La victoire de Chizé fut si complète, qu'elle anéantit les dernières espérances des Anglais dans le Poitou et les territoires avoisinants. Presque aussitôt après l'action, le connétable, qui avait pris possession de Chizé, courut à Niort. Il avait fait revêtir, paraît-il, ses soldats des tuniques de toile ornées de croix rouges que portaient la veille les soldats de Jean d'Evreux. C'est grâce à ce stratagème qu'il serait entré dans Niort. Il est beaucoup plus probable que les habitants de cette ville, qui depuis longtemps souhaitaient sa venue, lui en ouvrirent spontanément les portes. Du reste, tout ce qui tenait encore pour les Anglais dans cette région s'empressa de faire sa soumission. Au bout de quelques jours du Guesclin put sans inquiétude quitter le Poitou et retourner à Paris, où le roi l'attendait. Une année lui avait suffi pour reconquérir de toutes pièces et rattacher à jamais à la France la partie de l'Aquitaine où la domination anglaise paraissait le plus solidement établie. Réoccuper le reste, après cela, ne paraissait qu'un jeu.

 

 

 



[1] Sous ce nom, que nous prenons dans son acception la plus large, le roi d'Angleterre avait constitué en faveur de son fils aîné une principauté renfermant tout ce qu'il possédait dans le sud-ouest de la France. L'Aquitaine comprenait donc le Poitou, l'Aunis, la Saintonge, l'Angoumois, le Limousin, le Périgord, le Bordelais, l'Agenais, le Quercy, le Rouergue, l'Armagnac et toute la haute Gascogne.

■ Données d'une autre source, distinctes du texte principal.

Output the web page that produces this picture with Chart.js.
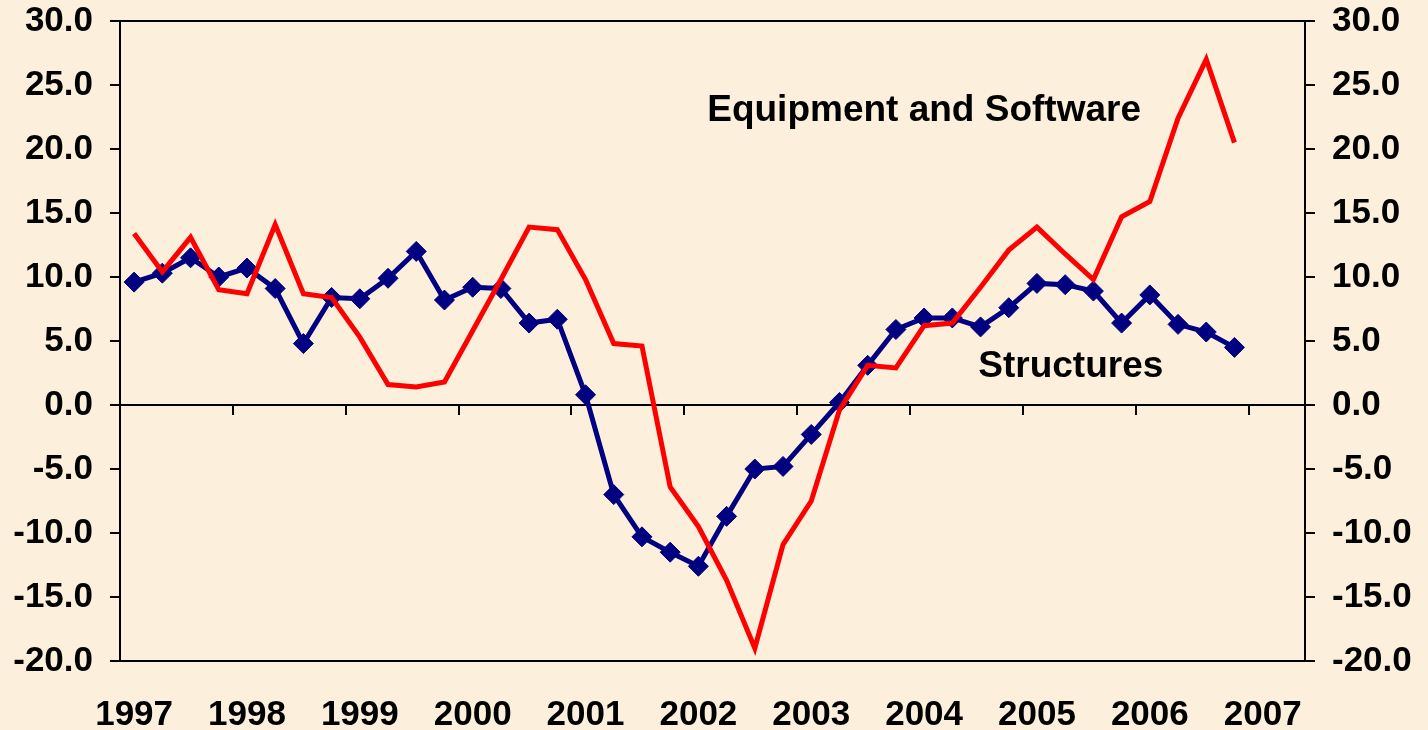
<!DOCTYPE html>
<html lang="en">
<head>
<meta charset="UTF-8">
<title>Equipment and Software vs Structures</title>
<script src="https://cdn.jsdelivr.net/npm/chart.js"></script>
<style>
    body {
        margin: 0;
        background: #fcf0dc;
        font-family: Arial, "Liberation Sans", sans-serif;
    }
    #wrap {
        position: relative;
        width: 1428px;
        height: 730px;
    }
</style>
</head>
<body>
<div id="wrap"><canvas id="chart"></canvas></div>
<script>
    // quarterly categories, 1997Q1 .. 2007Q2
    const years = ['1997', '1998', '1999', '2000', '2001', '2002', '2003', '2004', '2005', '2006', '2007'];
    const quarterNames = ['Q1', 'Q2', 'Q3', 'Q4'];
    const categories = [];
    years.forEach(y => quarterNames.forEach(q => categories.push(y + q)));
    categories.length = 42;

    // y axis ticks
    const yMin = -20, yMax = 30, yStep = 5;

    // % change, 1997Q1 .. 2006Q4
    const equipmentSoftware = [
        13.4, 10.4, 13.1, 9.0, 8.7, 14.1, 8.7, 8.4,
        5.3, 1.6, 1.4, 1.8, 5.8, 9.8, 13.9, 13.7,
        9.8, 4.8, 4.6, -6.4, -9.5, -13.7, -19.0, -10.9,
        -7.5, -0.4, 3.1, 2.9, 6.2, 6.4, 9.2, 12.1,
        13.9, 11.8, 9.8, 14.7, 15.9, 22.4, 27.0, 20.5
    ];
    const structures = [
        9.6, 10.3, 11.5, 10.0, 10.7, 9.1, 4.8, 8.4,
        8.3, 9.9, 12.0, 8.2, 9.2, 9.1, 6.4, 6.7,
        0.8, -7.0, -10.3, -11.5, -12.6, -8.7, -5.0, -4.8,
        -2.3, 0.2, 3.1, 5.9, 6.8, 6.8, 6.1, 7.6,
        9.5, 9.4, 8.9, 6.4, 8.6, 6.3, 5.7, 4.5
    ];

    // series labels placed at (category index, value)
    const seriesNotes = [
        { text: 'Equipment and Software', at: 28, value: 23.0 },
        { text: 'Structures', at: 33.2, value: 3.0 }
    ];

    const FONT = 'Arial, "Liberation Sans", sans-serif';

    // zero line with year tick marks, top frame, series labels
    const framePlugin = {
        id: 'frame',
        beforeDatasetsDraw(chart) {
            const { ctx, chartArea, scales } = chart;
            const x = scales.x, y = scales.y;
            const y0 = y.getPixelForValue(0);
            const half = (x.getPixelForValue(1) - x.getPixelForValue(0)) / 2;
            ctx.save();
            ctx.strokeStyle = '#000';
            ctx.lineWidth = 2;
            ctx.beginPath();
            ctx.moveTo(chartArea.left, chartArea.top);
            ctx.lineTo(chartArea.right, chartArea.top);
            ctx.moveTo(chartArea.left, y0);
            ctx.lineTo(chartArea.right, y0);
            for (let i = 0; i < categories.length; i += 4) {
                const px = Math.round(x.getPixelForValue(i) - half);
                ctx.moveTo(px, y0);
                ctx.lineTo(px, y0 + 10);
            }
            ctx.stroke();
            ctx.restore();
        },
        afterDatasetsDraw(chart) {
            const { ctx, scales } = chart;
            ctx.save();
            ctx.fillStyle = '#000';
            ctx.font = 'bold 37px ' + FONT;
            ctx.textAlign = 'center';
            ctx.textBaseline = 'middle';
            seriesNotes.forEach(n => {
                ctx.fillText(n.text, scales.x.getPixelForValue(n.at), scales.y.getPixelForValue(n.value));
            });
            ctx.restore();
        }
    };

    const yAxis = (pos, width) => ({
        position: pos,
        min: yMin,
        max: yMax,
        ticks: {
            stepSize: yStep,
            color: '#000',
            padding: 17,
            font: { family: FONT, size: 35, weight: 'bold' },
            callback: v => v.toFixed(1)
        },
        grid: {
            drawOnChartArea: false,
            drawTicks: true,
            tickLength: 10,
            color: '#000',
            lineWidth: 2
        },
        border: { display: true, color: '#000', width: 2 },
        afterFit: s => {
            s.width = width;
            s.paddingTop = 0;
            s.paddingBottom = 0;
        }
    });

    new Chart(document.getElementById('chart'), {
        type: 'line',
        data: {
            labels: categories,
            datasets: [
                {
                    label: 'Equipment and Software',
                    data: equipmentSoftware,
                    borderColor: '#ff0000',
                    borderWidth: 5,
                    pointRadius: 0,
                    tension: 0,
                    yAxisID: 'y'
                },
                {
                    label: 'Structures',
                    data: structures,
                    borderColor: '#000080',
                    backgroundColor: '#000080',
                    borderWidth: 5,
                    pointStyle: 'rectRot',
                    pointRadius: 10,
                    pointBorderWidth: 1,
                    pointBackgroundColor: '#000080',
                    pointBorderColor: '#000080',
                    tension: 0,
                    yAxisID: 'y'
                }
            ]
        },
        options: {
            responsive: true,
            maintainAspectRatio: false,
            animation: false,
            layout: { padding: { top: 21, left: 0, right: 0, bottom: 0 } },
            plugins: {
                legend: { display: false },
                tooltip: { enabled: false }
            },
            scales: {
                x: {
                    offset: true,
                    grid: { display: false, drawTicks: false },
                    border: { display: true, color: '#000', width: 2 },
                    ticks: {
                        autoSkip: false,
                        maxRotation: 0,
                        padding: 33,
                        color: '#000',
                        font: { family: FONT, size: 35, weight: 'bold' },
                        callback: (v, i) => i % 4 === 0 ? categories[i].slice(0, 4) : ''
                    },
                    afterFit: s => { s.height = 69; }
                },
                y: yAxis('left', 120),
                y2: yAxis('right', 123)
            }
        },
        plugins: [framePlugin]
    });
</script>
</body>
</html>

[2] Il gagna Clisson en lui rendant ses domaines confisqués depuis 1344 ; Harcourt en lui faisant épouser une des princesses de Bourbon, ses belles-sœurs ; le comte de Flandre en lui cédant Lille, Douai et Orchies et l'amenant à donner sa fille unique en mariage au duc de Bourgogne. Le sire d'Albret épousa, comme Harcourt, sous les auspices de Charles V, une des sœurs de la reine.

[3] Sur la Charente, entre Angoulême et Saintes (Charente).

[4] Le connétable était supérieur, dans l'armée, même aux deux maréchaux de France. Quand le roi était au milieu des troupes, il commandait de droit l'avant-garde. Dans les villes prises d'assaut, tout était à lui, sauf l'or, l'artillerie et les prisonniers. Outre son traitement, qui était fort considérable, il prélevait un jour de solde sur toute l'armée. Il était inviolable pour tout le monde, sauf le roi. Les attaques contre sa personne étaient considérées comme crimes de lèse-majesté. Il était chef d'une juridiction très importante connaissant de tous les crimes commis par les gens de guerre et des démêlés qu'ils pouvaient avoir entre eux.

[5] Entre Agen et Montauban (Tarn-et-Garonne).

[6] Au sud de Bergerac et de Sarlat (Dordogne).

[7] Montpont et Brantôme sont situées dans la Dordogne, la première à l'ouest, la seconde au nord de Périgueux. Saint-Yrieix est entre Périgueux et Limoges, dans la Haute-Vienne.

[8] Le Vermandois (dont la ville principale est Saint-Quentin) a formé une partie des départements de l'Aisne et de la Somme.

[9] Entre Redon et Châteaubriant (Loire-Inférieure, aujourd'hui Loire-Atlantique).

[10] Ce prince, nommé Louis, fut plus tard duc d'Orléans et périt assassiné en 1407 par ordre du duc de Bourgogne, Jean sans Peur.

[11] Un peu au sud de Loudun (Vienne).

[12] Département des Deux-Sèvres.

[13] Département de la Haute-Loire.

[14] Département de l'Aveyron.

[15] Un peu au sud de la Châtre (Indre).

[16] Département de l'Eure.

[17] Petit pays dont la ville principale était la Rochelle et qui a formé une partie du département de la Charente-Inférieure (aujourd'hui Charente-Maritime).

[18] Le premier corps se composait surtout de Poitevins, le second de Gascons, le troisième d'Anglais. Thouars et Niort sont situés dans les Deux-Sèvres, Saint-Jean-d'Angély dans la Charente-Inférieure (aujourd'hui Charente-Maritime).

[19] Près de l'embouchure de la Charente (Charente-Inférieure, aujourd'hui Charente-Maritime).

[20] Sur la Charente (Charente-Inférieure, aujourd'hui Charente-Maritime).

[21] A quelques lieues au sud de Niort (Deux-Sèvres).